# TASK DETAILS
Look at the data below and print exactly the lines from its first line through the line with "account to GDP"; the pictures stay out of the copy.

# DATA EXCERPT
_ _ _ _

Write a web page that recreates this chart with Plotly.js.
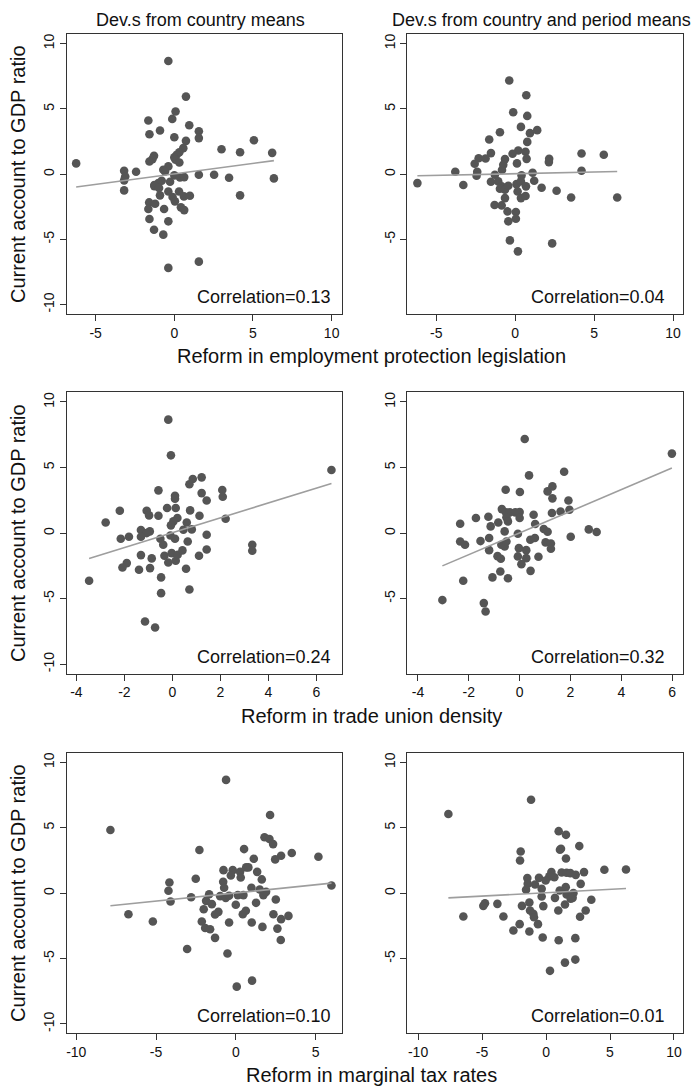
<!DOCTYPE html>
<html>
<head>
<meta charset="utf-8">
<script src="https://cdn.plot.ly/plotly-3.0.1.min.js"></script>
<style>html,body{margin:0;padding:0;background:#fff;}#chart{width:696px;height:1086px;}</style>
</head>
<body>
<div id="chart"></div>
<script>
// ---------------- DATA ----------------
const columnTitles = ["Dev.s from country means", "Dev.s from country and period means"];
const xAxisTitles = ["Reform in employment protection legislation", "Reform in trade union density", "Reform in marginal tax rates"];
const yAxisTitle = "Current account to GDP ratio";

// Panel 1: EPL, deviations from country means
const eplCountryX = [-6.24,-0.38,0.74,0.08,-0.13,-1.65,0.95,-0.91,-1.58,1.56,1.56,0,0.74,5.06,0.57,3.0,4.18,6.22,0.32,0.15,-1.29,-1.39,-1.58,0,0.08,0.32,-0.38,-0.70,-0.59,-3.19,-2.43,-3.12,-3.19,-3.19,0,0.36,0.63,1.56,2.53,3.48,6.33,-0.80,-1.01,-1.27,-1.27,-0.97,-0.27,-0.38,0.30,-0.91,-0.11,0.04,0.61,0.99,4.18,-1.60,-1.22,-1.65,0.42,0.63,-0.65,-1.58,-0.38,-1.29,-0.70,1.56,-0.38];
const eplCountryY = [0.82,8.67,5.94,4.80,4.23,4.11,3.75,3.34,3.06,3.29,2.76,2.83,2.55,2.60,1.99,1.91,1.68,1.63,1.68,1.48,1.40,1.15,0.97,1.28,1.10,0.89,0.59,0.33,0.20,0.26,0.18,-0.18,-0.48,-1.25,-0.10,-0.26,-0.23,-0.05,-0.05,-0.28,-0.33,-0.51,-0.69,-0.84,-0.92,-1.07,-0.59,-1.33,-1.33,-1.63,-1.76,-2.09,-1.71,-1.66,-1.63,-2.17,-2.27,-2.68,-2.55,-2.76,-2.68,-3.44,-3.62,-4.26,-4.64,-6.71,-7.19];

// Panel 2: EPL, deviations from country and period means
const eplPeriodX = [-6.20,-0.38,0.70,-0.13,0.76,0.36,0.93,1.39,-0.97,-1.65,0.76,-1.54,0.19,-0.17,0.65,4.20,5.61,-2.32,-1.88,-2.57,-0.65,-0.76,0.11,0.72,2.15,2.13,-3.80,-2.41,-2.45,-0.84,4.20,1.10,-1.29,-3.29,-1.54,-1.08,-0.86,-0.97,-0.65,-0.44,0.08,0.40,0.36,0.68,1.20,1.67,2.62,0.15,0.36,0.65,3.54,6.46,-0.65,-0.86,-1.31,-0.49,0.04,0.04,-0.44,-0.34,2.34,0.17];
const eplPeriodY = [-0.69,7.17,6.05,4.74,4.46,3.62,3.14,3.37,3.21,2.65,2.47,1.61,1.81,1.56,1.71,1.58,1.48,1.22,1.20,0.79,1.15,0.71,0.82,1.17,1.17,0.92,0.18,0.18,-0.13,0.31,0.26,0.10,-0.05,-0.84,-0.59,-0.56,-0.94,-1.12,-1.20,-0.89,-0.77,-0.10,-0.56,-0.94,-0.51,-1.05,-1.28,-1.33,-1.84,-1.68,-1.79,-1.79,-1.84,-2.40,-2.37,-2.86,-2.91,-3.42,-3.62,-5.08,-5.31,-5.92];

// Panel 3: trade union density, deviations from country means
const tudCountryX = [-3.47,-0.17,-0.06,6.63,1.22,0.85,0.71,-0.58,0.11,0.11,1.22,1.43,2.08,2.10,-2.19,-1.07,-0.97,-0.58,-0.22,0.14,0.74,1.13,2.22,-2.78,0.21,0.04,-0.06,0.60,-1.31,-0.94,-1.07,-1.31,-2.15,-1.81,-0.50,-0.38,-0.08,0.11,0.46,0.81,0.64,1.43,1.43,3.33,3.33,1.11,-1.31,-0.86,-0.33,-0.03,-0.17,0.14,0.22,0.42,-1.90,-2.08,-1.39,-0.93,0.57,-0.47,-0.47,0.71,-1.14,-0.72];
const tudCountryY = [-3.64,8.65,5.93,4.81,4.25,4.12,3.72,3.26,2.85,2.62,3.05,2.49,3.28,2.77,1.70,1.70,1.35,1.32,1.91,1.91,1.73,1.32,1.09,0.81,1.15,0.89,0.59,0.81,0.23,0.13,0.00,-0.28,-0.43,-0.28,-0.43,-0.89,-0.18,-0.43,0.25,0.28,-0.64,-0.13,-1.25,-0.89,-1.35,-1.73,-1.68,-1.93,-1.73,-1.53,-2.24,-2.11,-1.65,-1.32,-2.29,-2.62,-2.80,-2.67,-2.72,-3.38,-4.58,-4.30,-6.74,-7.20];

// Panel 4: trade union density, deviations from country and period means
const tudPeriodX = [-3.04,5.99,0.20,0.37,1.75,-0.55,0.01,1.10,1.29,1.29,1.92,-0.70,-1.72,-1.23,-0.54,-0.39,-0.17,0,-0.52,0,0.55,1.27,1.61,1.96,-2.34,-1.14,-0.84,-0.46,0.61,-0.59,-0.07,0.95,1.10,2.72,3.03,2.01,-2.34,-2.15,-1.54,-1.20,-1.20,-0.72,-0.59,-0.52,-0.87,-0.74,-0.03,-0.07,0.26,0.26,0.07,0.42,0.60,0.74,1.02,1.23,1.23,0.43,-0.76,-1.07,-0.46,-2.22,-1.41,-1.34];
const tudPeriodY = [-5.11,6.06,7.18,4.40,4.68,3.31,3.13,3.18,3.56,2.65,2.49,1.83,1.15,1.25,1.58,1.58,1.58,1.60,1.20,1.15,1.40,1.53,1.65,1.78,0.71,0.51,0.81,0.89,0.69,0.13,-0.05,0.31,0.10,0.28,0.08,-0.28,-0.64,-0.89,-0.61,-0.38,-1.30,-0.89,-1.02,-0.64,-1.76,-1.96,-1.15,-1.78,-1.30,-1.91,-2.37,-0.51,-0.38,-1.81,-0.71,-0.79,-1.20,-2.88,-2.93,-3.38,-3.44,-3.64,-5.34,-5.98];

// Panel 5: marginal tax rates, deviations from country means
const mtrCountryX = [-7.86,-0.61,2.15,1.80,2.11,2.34,-2.28,0.52,3.51,2.84,2.47,5.18,1.13,0.65,0.79,-0.77,-0.19,0.27,1.34,-0.31,0.31,-2.51,-4.16,-0.79,1.63,-4.22,-0.73,0.98,1.50,6.00,-1.67,-2.80,-0.98,-0.63,-0.42,0.13,0.48,1.73,1.90,-4.09,-1.86,-1.50,0,1.27,2.51,-2.01,-1.09,-1.30,0.44,0.63,2.36,3.30,2.84,-6.73,-5.20,-2.13,-0.42,1.00,-1.92,-1.61,1.67,2.61,-1.30,2.82,-3.05,-0.52,1.02,0.06];
const mtrCountryY = [4.83,8.66,5.98,4.27,4.14,3.75,3.30,3.37,3.07,2.86,2.58,2.78,2.63,1.97,1.97,1.76,1.76,1.63,1.63,1.35,1.20,1.10,0.82,0.87,1.05,0.18,0.41,0.41,0.28,0.59,-0.08,-0.31,-0.23,-0.36,-0.20,-0.15,-0.15,-0.15,0.10,-0.64,-0.59,-0.84,-0.89,-0.74,-0.49,-1.23,-1.43,-1.63,-1.61,-1.35,-1.61,-1.74,-1.99,-1.61,-2.17,-2.17,-2.25,-2.25,-2.66,-2.76,-2.58,-2.71,-3.42,-3.58,-4.27,-4.62,-6.69,-7.15];

// Panel 6: marginal tax rates, deviations from country and period means
const mtrPeriodX = [-7.63,-1.17,0.99,1.56,2.60,-1.98,1.09,1.17,-2.03,1.56,4.56,6.25,0.42,1.22,1.61,1.90,2.32,2.97,0.65,0.26,-0.55,-0.03,-1.46,-1.43,-0.86,2.71,-1.56,-0.34,1.54,1.07,1.61,2.14,-0.34,0.70,2.08,3.54,1.93,-4.77,-4.90,-3.80,-1.88,-1.30,-0.21,-1.25,-0.99,1.48,0.96,3.10,-6.46,-3.33,-0.94,2.66,-2.06,-0.63,-2.55,-1.30,-0.26,0.99,2.29,2.29,1.48,0.31];
const mtrPeriodY = [6.05,7.14,4.74,4.46,3.60,3.19,3.32,3.39,2.50,2.65,1.79,1.81,1.61,1.58,1.56,1.53,1.40,1.61,1.22,1.28,1.17,0.97,1.15,0.71,0.66,0.71,0.26,0.33,0.46,0.20,-0.10,0,-0.26,-0.36,-0.36,-0.51,-0.43,-0.77,-0.97,-0.82,-0.97,-0.71,-0.99,-1.33,-1.58,-0.87,-1.33,-1.33,-1.79,-1.79,-1.84,-1.81,-2.37,-2.37,-2.86,-2.93,-3.39,-3.60,-3.44,-5.08,-5.31,-5.94];

// Fitted lines (slope / intercept) and correlations
const fitSlope = [0.161, 0.026, 0.566, 0.826, 0.125, 0.0515];
const fitIntercept = [0.016, 0.03, 0.03, 0.01, 0.013, 0.03];
const correlations = [0.13, 0.04, 0.24, 0.32, 0.10, 0.01];

// Axis ticks and ranges
const xTicksEPL = [-5, 0, 5, 10];
const xTicksTUD = [-4, -2, 0, 2, 4, 6];
const xTicksMTRCountry = [-10, -5, 0, 5];
const xTicksMTRPeriod = [-10, -5, 0, 5, 10];
const yTicksLeft = [-10, -5, 0, 5, 10];
const yTicksRight = [-5, 0, 5, 10];
const xRanges = [[-6.82, 10.66], [-6.84, 10.65], [-4.39, 7.07], [-4.42, 6.44], [-10.58, 6.66], [-10.84, 10.73]];
const yRange = [-10.72, 10.74];

// ---------------- BUILD ----------------
const panelsX = [eplCountryX, eplPeriodX, tudCountryX, tudPeriodX, mtrCountryX, mtrPeriodX];
const panelsY = [eplCountryY, eplPeriodY, tudCountryY, tudPeriodY, mtrCountryY, mtrPeriodY];
const panelXTicks = [xTicksEPL, xTicksEPL, xTicksTUD, xTicksTUD, xTicksMTRCountry, xTicksMTRPeriod];

const colDomains = [[0.0963, 0.4914], [0.5852, 0.9818]];
const rowDomains = [[0.7109, 0.9687], [0.3797, 0.6388], [0.0485, 0.3069]];

const FONT = 'Liberation Sans, Arial, Helvetica, sans-serif';
const traces = [];
const layout = {
  width: 696, height: 1086,
  margin: {l: 0, r: 0, t: 0, b: 0},
  showlegend: false,
  paper_bgcolor: '#ffffff', plot_bgcolor: '#ffffff',
  font: {family: FONT, color: '#111111'},
  annotations: []
};

for (let i = 0; i < 6; i++) {
  const row = Math.floor(i / 2), col = i % 2;
  const sfx = i === 0 ? '' : String(i + 1);
  const xa = 'x' + sfx, ya = 'y' + sfx;
  const xs = panelsX[i], ys = panelsY[i];
  traces.push({
    type: 'scatter', mode: 'markers', x: xs, y: ys, xaxis: xa, yaxis: ya,
    marker: {color: '#555555', size: 8.6}, hoverinfo: 'skip'
  });
  const xmin = Math.min(...xs), xmax = Math.max(...xs);
  traces.push({
    type: 'scatter', mode: 'lines', x: [xmin, xmax],
    y: [fitIntercept[i] + fitSlope[i] * xmin, fitIntercept[i] + fitSlope[i] * xmax],
    xaxis: xa, yaxis: ya, line: {color: '#9e9e9e', width: 1.6}, hoverinfo: 'skip'
  });
  const common = {
    showline: true, mirror: true, linecolor: '#333333', linewidth: 1,
    showgrid: false, zeroline: false, ticks: 'outside', ticklen: 6,
    tickcolor: '#333333', tickwidth: 1, tickfont: {family: FONT, size: 14, color: '#111111'},
    fixedrange: true
  };
  layout['xaxis' + sfx] = Object.assign({}, common, {
    domain: colDomains[col], anchor: ya, range: xRanges[i],
    tickmode: 'array', tickvals: panelXTicks[i], ticktext: panelXTicks[i].map(String)
  });
  const yt = col === 0 ? yTicksLeft : yTicksRight;
  layout['yaxis' + sfx] = Object.assign({}, common, {
    domain: rowDomains[row], anchor: xa, range: yRange,
    tickmode: 'array', tickvals: yt, ticktext: yt.map(String), tickangle: -90
  });
  layout.annotations.push({
    text: 'Correlation=' + correlations[i].toFixed(2),
    xref: xa + ' domain', yref: ya + ' domain', x: 1, y: 0,
    xanchor: 'right', yanchor: 'middle', xshift: col === 0 ? -9 : -16, yshift: 17,
    showarrow: false, font: {family: FONT, size: 18, color: '#111111'}
  });
}

// Column titles
const colCenters = [0.2874, 0.7773];
columnTitles.forEach((t, c) => layout.annotations.push({
  text: t, xref: 'paper', yref: 'paper', x: colCenters[c], y: 1 - 20 / 1086,
  xanchor: 'center', yanchor: 'middle', showarrow: false,
  font: {family: FONT, size: 18, color: '#111111'}
}));
// X axis titles (shared per row)
const xTitleY = [356, 716, 1074.5];
xAxisTitles.forEach((t, r) => layout.annotations.push({
  text: t, xref: 'paper', yref: 'paper', x: 372 / 696, y: 1 - xTitleY[r] / 1086,
  xanchor: 'center', yanchor: 'middle', showarrow: false,
  font: {family: FONT, size: 20, color: '#111111'}
}));
// Y axis titles (left column)
rowDomains.forEach((d) => layout.annotations.push({
  text: yAxisTitle, xref: 'paper', yref: 'paper', x: 18 / 696, y: (d[0] + d[1]) / 2,
  xanchor: 'center', yanchor: 'middle', textangle: -90, showarrow: false,
  font: {family: FONT, size: 20, color: '#111111'}
}));

Plotly.newPlot('chart', traces, layout, {staticPlot: true, displayModeBar: false});
</script>
</body>
</html>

_ _ _ _

# OUTPUT
Write a web page that recreates this chart with Plotly.js.
<!DOCTYPE html>
<html>
<head>
<meta charset="utf-8">
<script src="https://cdn.plot.ly/plotly-3.0.1.min.js"></script>
<style>html,body{margin:0;padding:0;background:#fff;}#chart{width:696px;height:1086px;}</style>
</head>
<body>
<div id="chart"></div>
<script>
// ---------------- DATA ----------------
const columnTitles = ["Dev.s from country means", "Dev.s from country and period means"];
const xAxisTitles = ["Reform in employment protection legislation", "Reform in trade union density", "Reform in marginal tax rates"];
const yAxisTitle = "Current account to GDP ratio";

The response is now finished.